The NCAA Tournament kicks off on Thursday evening when the First Four games tip off, followed by the usual March Madness craziness we have come to expect during this time of year over the next four days. Before things tip off, though, a number of college athletes, many of whom will participate in the upcoming bubble-type environment in Indiana, decided to speak out about the way the NCAA operates.

At the forefront of the discourse was standout Rutgers guard Geo Baker, who got this ball rolling on Tuesday in an interaction with Jon Rothstein of CBS and in a follow-up tweet. One day later and he created a hashtag, #NotNCAAProperty, to excoriate the organization for how it keeps a vice grip on players being able to profit off of their likeness.

Baker ended up boosting messages from a number of other college basketball players, while plenty of current and former collegiate athletes hopped on board with this message.
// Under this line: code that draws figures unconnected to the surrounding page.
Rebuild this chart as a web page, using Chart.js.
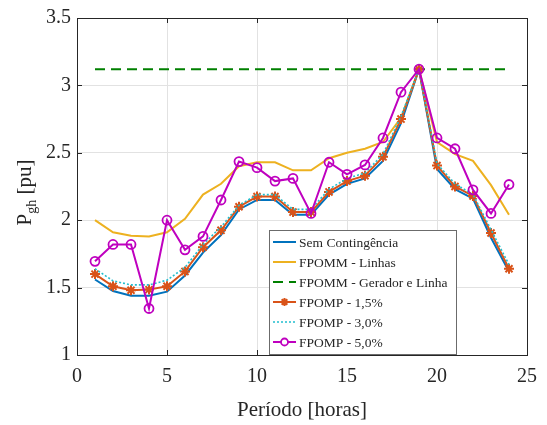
<!DOCTYPE html>
<html>
<head>
<meta charset="utf-8">
<script src="https://cdn.jsdelivr.net/npm/chart.js@4.4.1/dist/chart.umd.min.js"></script>
<style>
  html, body { margin: 0; padding: 0; background: #fff; }
  #wrap { width: 547px; height: 425px; }
</style>
</head>
<body>
<div id="wrap"><canvas id="pgh"></canvas></div>
<script>
const hours = [1, 2, 3, 4, 5, 6, 7, 8, 9, 10, 11, 12, 13, 14, 15, 16, 17, 18, 19, 20, 21, 22, 23, 24];

const semContingencia = [1.56, 1.475, 1.44, 1.44, 1.47, 1.59, 1.76, 1.89, 2.08, 2.15, 2.15, 2.04,
    2.04, 2.19, 2.27, 2.31, 2.44, 2.72, 3.12, 2.38, 2.23, 2.16, 1.87, 1.62];
const fpommLinhas = [2.0, 1.91, 1.885, 1.88, 1.91, 2.01, 2.19, 2.27, 2.40, 2.43, 2.43, 2.37,
    2.37, 2.46, 2.50, 2.53, 2.58, 2.76, 3.12, 2.58, 2.49, 2.44, 2.26, 2.04];
const fpommGerador = [3.12, 3.12, 3.12, 3.12, 3.12, 3.12, 3.12, 3.12, 3.12, 3.12, 3.12, 3.12,
    3.12, 3.12, 3.12, 3.12, 3.12, 3.12, 3.12, 3.12, 3.12, 3.12, 3.12, 3.12];
const fpomp15 = [1.60, 1.51, 1.48, 1.485, 1.51, 1.62, 1.80, 1.925, 2.10, 2.175, 2.175, 2.06,
    2.06, 2.21, 2.29, 2.33, 2.47, 2.75, 3.12, 2.405, 2.25, 2.18, 1.905, 1.64];
const fpomp30 = [1.64, 1.55, 1.52, 1.52, 1.555, 1.65, 1.82, 1.95, 2.11, 2.19, 2.19, 2.08,
    2.08, 2.23, 2.31, 2.35, 2.49, 2.77, 3.12, 2.42, 2.27, 2.19, 1.93, 1.67];
const fpomp50 = [1.695, 1.82, 1.82, 1.345, 2.00, 1.78, 1.88, 2.15, 2.435, 2.39, 2.29, 2.31,
    2.05, 2.43, 2.34, 2.41, 2.61, 2.95, 3.12, 2.61, 2.53, 2.225, 2.05, 2.265];

const xTicks = [0, 5, 10, 15, 20, 25];
const yTicks = [1, 1.5, 2, 2.5, 3, 3.5];

const serif = "'Liberation Serif', 'DejaVu Serif', serif";
const axisColor = "#262626";

const pts = (vals) => hours.map((h, i) => ({ x: h, y: vals[i] }));

const series = [
    { label: "Sem Contingência", data: pts(semContingencia), borderColor: "#0072BD", borderWidth: 2 },
    { label: "FPOMM - Linhas", data: pts(fpommLinhas), borderColor: "#EDB120", borderWidth: 2 },
    { label: "FPOMM - Gerador e Linha", data: pts(fpommGerador), borderColor: "#008000", borderWidth: 2, borderDash: [10, 6] },
    { label: "FPOMP - 1,5%", data: pts(fpomp15), borderColor: "#D95319", borderWidth: 2,
      pointStyle: "star", pointRadius: 5, pointBorderWidth: 2 },
    { label: "FPOMP - 3,0%", data: pts(fpomp30), borderColor: "#22BFCF", borderWidth: 1.6, borderDash: [2, 2] },
    { label: "FPOMP - 5,0%", data: pts(fpomp50), borderColor: "#BF00BF", borderWidth: 2,
      pointStyle: "circle", pointRadius: 4.5, pointBorderWidth: 1.8 },
];

// later series sit on top, like the plotting order
const datasets = series.map((s, i) => Object.assign({
    fill: false,
    tension: 0,
    pointRadius: 0,
    pointBackgroundColor: "rgba(0,0,0,0)",
    pointBorderColor: s.borderColor,
    order: series.length - i,
}, s));

const framePlugin = {
    id: "frame",
    afterDraw(chart) {
        const { ctx, chartArea: a, scales } = chart;
        ctx.save();
        // box and inward ticks
        ctx.strokeStyle = axisColor;
        ctx.lineWidth = 1;
        ctx.strokeRect(Math.round(a.left) + 0.5, Math.round(a.top) + 0.5,
            Math.round(a.right - a.left), Math.round(a.bottom - a.top));
        const tl = 5;
        ctx.beginPath();
        xTicks.forEach((t) => {
            const x = Math.round(scales.x.getPixelForValue(t)) + 0.5;
            ctx.moveTo(x, a.bottom); ctx.lineTo(x, a.bottom - tl);
            ctx.moveTo(x, a.top); ctx.lineTo(x, a.top + tl);
        });
        yTicks.forEach((t) => {
            const y = Math.round(scales.y.getPixelForValue(t)) + 0.5;
            ctx.moveTo(a.left, y); ctx.lineTo(a.left + tl, y);
            ctx.moveTo(a.right, y); ctx.lineTo(a.right - tl, y);
        });
        ctx.stroke();

        // axis titles
        ctx.fillStyle = axisColor;
        ctx.textBaseline = "alphabetic";
        ctx.font = "21px " + serif;
        ctx.textAlign = "center";
        ctx.fillText("Período [horas]", (a.left + a.right) / 2, 416);

        ctx.translate(31, (a.top + a.bottom) / 2 + 6);
        ctx.rotate(-Math.PI / 2);
        const big = "21px " + serif, small = "14px " + serif;
        ctx.font = big; const wP = ctx.measureText("P").width;
        ctx.font = small; const wSub = ctx.measureText("gh").width;
        ctx.font = big; const wRest = ctx.measureText(" [pu]").width;
        let x0 = -(wP + wSub + wRest) / 2;
        ctx.textAlign = "left";
        ctx.fillText("P", x0, 0);
        ctx.font = small;
        ctx.fillText("gh", x0 + wP, 5);
        ctx.font = big;
        ctx.fillText(" [pu]", x0 + wP + wSub, 0);
        ctx.restore();

        // legend box
        ctx.save();
        const lx = 269, ly = 230, lw = 187, lh = 124;
        ctx.fillStyle = "#fff";
        ctx.fillRect(lx, ly, lw, lh);
        ctx.strokeStyle = "#6b6b6b";
        ctx.lineWidth = 1;
        ctx.strokeRect(lx + 0.5, ly + 0.5, lw, lh);
        ctx.font = "13.5px " + serif;
        ctx.textBaseline = "middle";
        ctx.textAlign = "left";
        datasets.forEach((d, i) => {
            const y = ly + 12 + i * 20;
            ctx.strokeStyle = d.borderColor;
            ctx.lineWidth = d.borderWidth;
            ctx.setLineDash(d.borderDash || []);
            ctx.beginPath();
            ctx.moveTo(lx + 4, y); ctx.lineTo(lx + 27, y);
            ctx.stroke();
            ctx.setLineDash([]);
            if (d.pointRadius > 0) {
                ctx.lineWidth = d.pointBorderWidth;
                ctx.fillStyle = "#fff";
                Chart.helpers.drawPoint(ctx, {
                    pointStyle: d.pointStyle, radius: d.pointRadius - 1,
                    borderWidth: d.pointBorderWidth, rotation: 0,
                }, lx + 15.5, y);
            }
            ctx.fillStyle = axisColor;
            ctx.fillText(d.label, lx + 30, y + 1);
        });
        ctx.restore();
    },
};

new Chart(document.getElementById("pgh"), {
    type: "line",
    data: { datasets },
    options: {
        responsive: true,
        maintainAspectRatio: false,
        animation: false,
        layout: { padding: { top: 17, right: 17, left: 0, bottom: 0 } },
        plugins: { legend: { display: false }, tooltip: { enabled: false } },
        scales: {
            x: {
                type: "linear",
                min: 0,
                max: 25,
                afterBuildTicks: (s) => { s.ticks = xTicks.map((v) => ({ value: v })); },
                afterFit: (s) => { s.height = 70; },
                ticks: { color: axisColor, font: { family: serif, size: 20 }, padding: 10,
                         callback: (v) => String(v) },
                grid: { color: "#e2e2e2", drawTicks: false },
                border: { display: false },
            },
            y: {
                min: 1,
                max: 3.5,
                afterBuildTicks: (s) => { s.ticks = yTicks.map((v) => ({ value: v })); },
                afterFit: (s) => { s.width = 77; },
                ticks: { color: axisColor, font: { family: serif, size: 20 }, padding: 6,
                         callback: (v) => String(v) },
                grid: { color: "#e2e2e2", drawTicks: false },
                border: { display: false },
            },
        },
    },
    plugins: [framePlugin],
});
</script>
</body>
</html>
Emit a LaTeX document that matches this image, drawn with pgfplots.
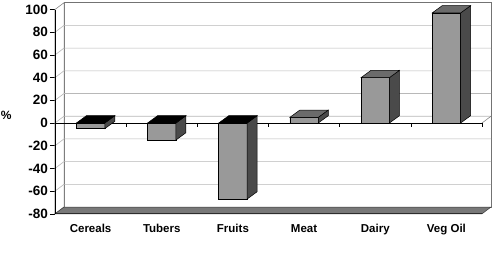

A pair of ESPN college basketball personalities, Dick Vitale and Jay Bilas, endorsed the message from these athletes — the former tweeted out a story about the hashtag, while Bilas created a video trying to address one of the misconceptions around compensating athletes.

Earlier this year, a bill introduced by Sen. Chris Murphy and Rep. Lori Trahan sought to remove any restrictions on name, image, and likeness that the NCAA could put on a college athlete. In a statement to ESPN, Trahan, a former college athlete during her time as a volleyball player at Georgetown, said, “I’m all too familiar with the NCAA’s business model that for decades has utilized the guise of amateurism to justify obscene profitability while student athletes have struggled to get by.”